NEW YORK — International open account trade was once riddled with challenges for companies looking to do business on a global scale. A lack of transparency and concern about "cross-border exposure" made the financial end of doing business difficult.
But a new breed of supply chain trade finance solutions has developed recently that leverages technology and increased visibility. This makes global business not only manageable, but profitable.
David Conroy, global head of supply chain services and trade sales at Citi's global transaction services business, discussed these financial solutions with WWD.
WWD: What are the benefits of open account trade financing?
David Conroy: As the number of companies participating in cross-border trade continues to increase, so does the need for risk mitigation, efficient document processing and financing. In addition to the extraordinary expansion of global trade — volume has doubled in the past 10 years and quadrupled in the last 20 — the trade marketplace has undergone a dynamic shift in transaction formats from both ends of the supply chain, affecting importers and vendors alike. Specifically, there is a noticeable transition from traditional letter of credit [LC] to open account trade, allowing savings and enhanced efficiency throughout the purchasing cycle.

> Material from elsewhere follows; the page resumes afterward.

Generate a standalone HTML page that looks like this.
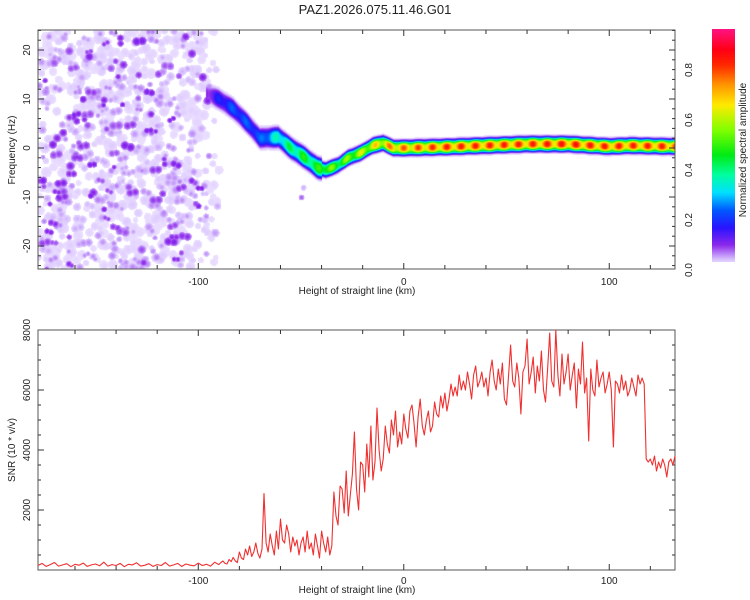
<!DOCTYPE html>
<html><head><meta charset="utf-8"><style>
body{margin:0;background:#fff;width:750px;height:600px;overflow:hidden;font-family:"Liberation Sans",sans-serif}
canvas{position:absolute}
svg{position:absolute;left:0;top:0}
</style></head><body>
<canvas id="spec" width="637" height="239" style="left:38px;top:30px"></canvas>
<canvas id="cbar" width="23" height="233" style="left:712px;top:29px"></canvas>
<svg id="svg" width="750" height="600"></svg>
<script>
// ---- data ----
const ridgeKm=[-95,-90,-83,-76,-70,-61,-55,-48,-42,-38,-32,-27,-21,-15,-10,-5,0,20,40,60,80,100,110,132];
const ridgeFreq=[11,10,8,5,2,2.2,0,-2,-4,-4.5,-3.5,-2,-1,0.5,1,0,0,0.2,0.5,0.8,0.8,0.3,0.5,0.3];
const ridgeAmp=[0.12,0.2,0.25,0.25,0.25,0.4,0.45,0.5,0.5,0.6,0.55,0.6,0.65,0.7,0.75,0.8,0.8,0.85,0.85,0.85,0.87,0.85,0.85,0.85];
const snrLeftStartKm=-178, snrLeftStepKm=2;
const snrLeftValues=[150,220,120,180,250,130,170,210,110,190,160,230,120,170,200,140,260,130,180,150,220,110,190,170,240,130,160,210,120,180,150,250,130,170,220,120,200,160,140,230,150,190,130,260];
const snrRightStartKm=-90, snrRightStepKm=1;
const snrRightValues=[180,250,300,220,200,350,280,420,300,250,
600,400,350,700,500,800,450,600,900,550,
400,700,2550,900,600,1200,800,500,1300,700,
1700,1000,900,1500,1200,600,1100,800,1000,500,
900,1100,600,1300,700,900,500,1200,800,400,
1300,900,600,1100,500,800,2600,1800,1500,2800,
2700,1900,3300,1800,2500,3200,4600,2700,2000,3600,
3500,2600,4200,3100,4800,3000,3600,5400,4000,3300,
3700,4800,4200,3900,5000,4500,5300,4100,4600,4200,
5200,4700,4400,5300,5500,4900,4100,5100,5700,4800,
4500,5000,5300,4600,4800,5600,5200,5100,5800,5400,
5900,5300,5700,6200,5800,6100,5800,6500,6000,6300,
6000,6600,6200,5700,6500,6800,6100,6300,6600,6100,
6400,5800,6600,7000,6300,6000,6700,6200,6900,5700,
5500,6500,7500,6300,6100,6900,6400,5200,6600,6800,
7700,6200,6600,7100,5900,6800,6300,7300,6000,5600,
6700,7900,6300,6100,8000,6500,5800,7200,6200,6600,
7200,6000,6500,6900,5400,6700,6200,7600,5900,6400,
4300,6700,6000,5800,7000,6100,6400,6600,5900,6200,
6600,6000,4100,6300,6200,5900,6500,6000,6300,5800,
6000,6400,6100,5800,6500,6200,6400,6200,3700,3600,
3700,3500,3800,3300,3600,3400,3700,3500,3100,3600,
3700,3500,3800];
const xTicks=[-100,0,100], topYTicks=[-20,-10,0,10,20], botYTicks=[2000,4000,6000,8000], cbTicks=[0.0,0.2,0.4,0.6,0.8];

// ---- scales ----
const X0=38,X1=675,KM0=-178,KM1=132;
const xs=k=>X0+(k-KM0)*(X1-X0)/(KM1-KM0);
const yF=f=>148-f*4.9;
const yS=v=>570-v*0.03;
const cbY=v=>270-v*250;

const stops=[[0,[245,238,255]],[0.04,[220,200,255]],[0.1,[140,40,235]],[0.17,[40,20,255]],[0.24,[0,90,255]],[0.31,[0,225,255]],[0.38,[0,255,160]],[0.46,[0,235,20]],[0.56,[130,255,0]],[0.66,[255,235,0]],[0.74,[255,150,0]],[0.82,[255,40,0]],[0.88,[255,0,20]],[0.97,[255,20,140]]];
function cmap(v){if(v<=stops[0][0])return stops[0][1];for(let i=1;i<stops.length;i++){if(v<=stops[i][0]){const a=stops[i-1],b=stops[i],t=(v-a[0])/(b[0]-a[0]);return a[1].map((c,j)=>c+(b[1][j]-c)*t);}}return stops[stops.length-1][1];}
function interp(xa,ya,x){if(x<=xa[0])return ya[0];for(let i=1;i<xa.length;i++)if(x<=xa[i]){const t=(x-xa[i-1])/(xa[i]-xa[i-1]);return ya[i-1]+(ya[i]-ya[i-1])*t;}return ya[ya.length-1];}

// spectrogram
const W=637,H=239,field=new Float32Array(W*H);
for(let c=0;c<W;c++){const km=KM0+(c+0.5)*(KM1-KM0)/W;if(km<-96)continue;
 const f0=interp(ridgeKm,ridgeFreq,km);const A=interp(ridgeKm,ridgeAmp,km)*(0.88+0.12*Math.cos(km*0.9));
 const sg=km<-40?1.8:1.3;
 for(let r=0;r<H;r++){const f=(148-(30+r+0.5))/4.9;const d=Math.abs(f-f0)/sg;const v=A*Math.exp(-d*d*d);field[r*W+c]=Math.max(field[r*W+c],v);}}
// background noise texture (seeded, decorative)
let seed=12345;const rnd=()=>{seed=(seed*1103515245+12345)%2147483648;return seed/2147483648;};
function blob(cx,cy,rad,val){for(let y=Math.max(0,Math.floor(cy-rad));y<Math.min(H,cy+rad);y++)for(let x=Math.max(0,Math.floor(cx-rad));x<Math.min(W,cx+rad);x++){const d=Math.hypot(x-cx,y-cy)/rad;if(d<1){const v=val*(1-d*d*0.5);if(v>field[y*W+x])field[y*W+x]=v;}}}
for(let i=0;i<1100;i++){const cx=rnd()*(xs(-88)-X0);const cy=rnd()*H;const km=KM0+cx/2.055;if(km>-102&&rnd()<(km+102)/14)continue;const p=rnd();let rad,v;
 if(p<0.62){rad=3+rnd()*2.5;v=0.018+rnd()*0.02;}else if(p<0.9){rad=2.5+rnd()*2;v=0.045+rnd()*0.025;}else{rad=2.5+rnd()*2;v=0.085+rnd()*0.03;}
 blob(cx,cy,rad,v);if(p>0.8&&rnd()<0.5)blob(cx+rad*1.3,cy+(rnd()-0.5)*4,rad,v);}
blob(xs(-50)-X0,yF(-10)-30,3,0.08);blob(xs(-49)-X0,yF(-8)-30,3,0.05);
const ctx=document.getElementById('spec').getContext('2d');const img=ctx.createImageData(W,H);
for(let i=0;i<W*H;i++){const v=field[i];let c=[255,255,255];if(v>0.012)c=cmap(v);img.data[i*4]=c[0];img.data[i*4+1]=c[1];img.data[i*4+2]=c[2];img.data[i*4+3]=255;}
ctx.putImageData(img,0,0);
const cb=document.getElementById('cbar').getContext('2d');
for(let r=0;r<233;r++){const v=(270-(29+r+0.5))/250;const c=cmap(v);cb.fillStyle=`rgb(${c.map(Math.round).join(',')})`;cb.fillRect(0,r,23,1);}

// ---- svg ----
const svg=document.getElementById('svg'),NS='http://www.w3.org/2000/svg';
function mk(tag,attrs,txt){const e=document.createElementNS(NS,tag);for(const k in attrs)e.setAttribute(k,attrs[k]);if(txt!==undefined)e.textContent=txt;svg.appendChild(e);return e;}
function txt(x,y,s,size,rot,name){const e=mk('text',{x:x,y:y,'font-size':size,'text-anchor':'middle',fill:'#222','font-family':'Liberation Sans, sans-serif',transform:rot?`rotate(-90 ${x} ${y})`:''},s);
 
 return e;}
function frame(top,bot,name){const r=mk('rect',{x:X0,y:top,width:X1-X0,height:bot-top,fill:'none',stroke:'#555','stroke-width':1});
 
 
 for(let k=-160;k<=120;k+=20){const x=xs(k),L=k%100===0?6:4;mk('line',{x1:x,x2:x,y1:bot,y2:bot-L,stroke:'#333'});mk('line',{x1:x,x2:x,y1:top,y2:top+L,stroke:'#333'});}}
frame(30,269,'spectrogram-frame');frame(330,570,'snr-frame');
for(let f=-24;f<=24;f+=2){const y=yF(f),L=f%10===0?6:3;mk('line',{x1:X0,x2:X0+L,y1:y,y2:y,stroke:'#333'});mk('line',{x1:X1,x2:X1-L,y1:y,y2:y,stroke:'#333'});}
for(let v=500;v<8000;v+=500){const y=yS(v),L=v%2000===0?6:3;mk('line',{x1:X0,x2:X0+L,y1:y,y2:y,stroke:'#333'});mk('line',{x1:X1,x2:X1-L,y1:y,y2:y,stroke:'#333'});}
xTicks.forEach(k=>{txt(xs(k),285,String(k),10,false,'x-tick-label-top');txt(xs(k),584,String(k),10,false,'x-tick-label-bottom');});
topYTicks.forEach(f=>txt(30,yF(f),String(f),10,true,'freq-tick-label'));
botYTicks.forEach(v=>txt(30,yS(v),String(v),10,true,'snr-tick-label'));
cbTicks.forEach(v=>txt(692,cbY(v),v.toFixed(1),10,true,'colorbar-tick-label'));
txt(375,14,'PAZ1.2026.075.11.46.G01',13,false,'chart-title');
txt(357,294,'Height of straight line (km)',10,false,'x-axis-title-top');
txt(357,593,'Height of straight line (km)',10,false,'x-axis-title-bottom');
txt(15,150,'Frequency (Hz)',10,true,'y-axis-title-frequency');
txt(15,450,'SNR (10 * v/v)',10,true,'y-axis-title-snr');
txt(746,150,'Normalized spectral amplitude',10,true,'colorbar-title');
// SNR line
const ptsArr=[];
snrLeftValues.forEach((v,i)=>ptsArr.push(xs(snrLeftStartKm+i*snrLeftStepKm).toFixed(1)+','+yS(v).toFixed(1)));
snrRightValues.forEach((v,i)=>ptsArr.push(xs(snrRightStartKm+i*snrRightStepKm).toFixed(1)+','+yS(v).toFixed(1)));
const pl=mk('polyline',{points:ptsArr.join(' '),fill:'none',stroke:'#f03030','stroke-width':1.1,'stroke-linejoin':'round'});


</script>
</body></html>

Today, for example, more than 40 percent of companies worldwide trade with eight or more geographies, many with hundreds of individual suppliers. This characteristic of the marketplace, with its subsequent expansion of trade volumes, reinforces the popularity of open account trade because it is most advantageous to industries with a one-to-many relationship between buyer and sellers.
Until recently, major barriers such as a lack of transparency and apprehension about cross-border exposure have limited international open account trade. However, significant improvements in technology and increased visibility into the financial supply chain have diminished these concerns considerably, as both buyers and sellers recognize the benefits available through open account trade. In addition, competitive pressures are forcing participants throughout the supply chain to improve their efficiency and drive down costs.
WWD: How does open account financing differ from traditional letters of credit?
D.C.: By streamlining processes for both importers and suppliers, simplifying and automating documentation review and reducing the cost of working capital across the global supply chain, open account trade can result in greatly improved efficiency and considerable savings in time and costs.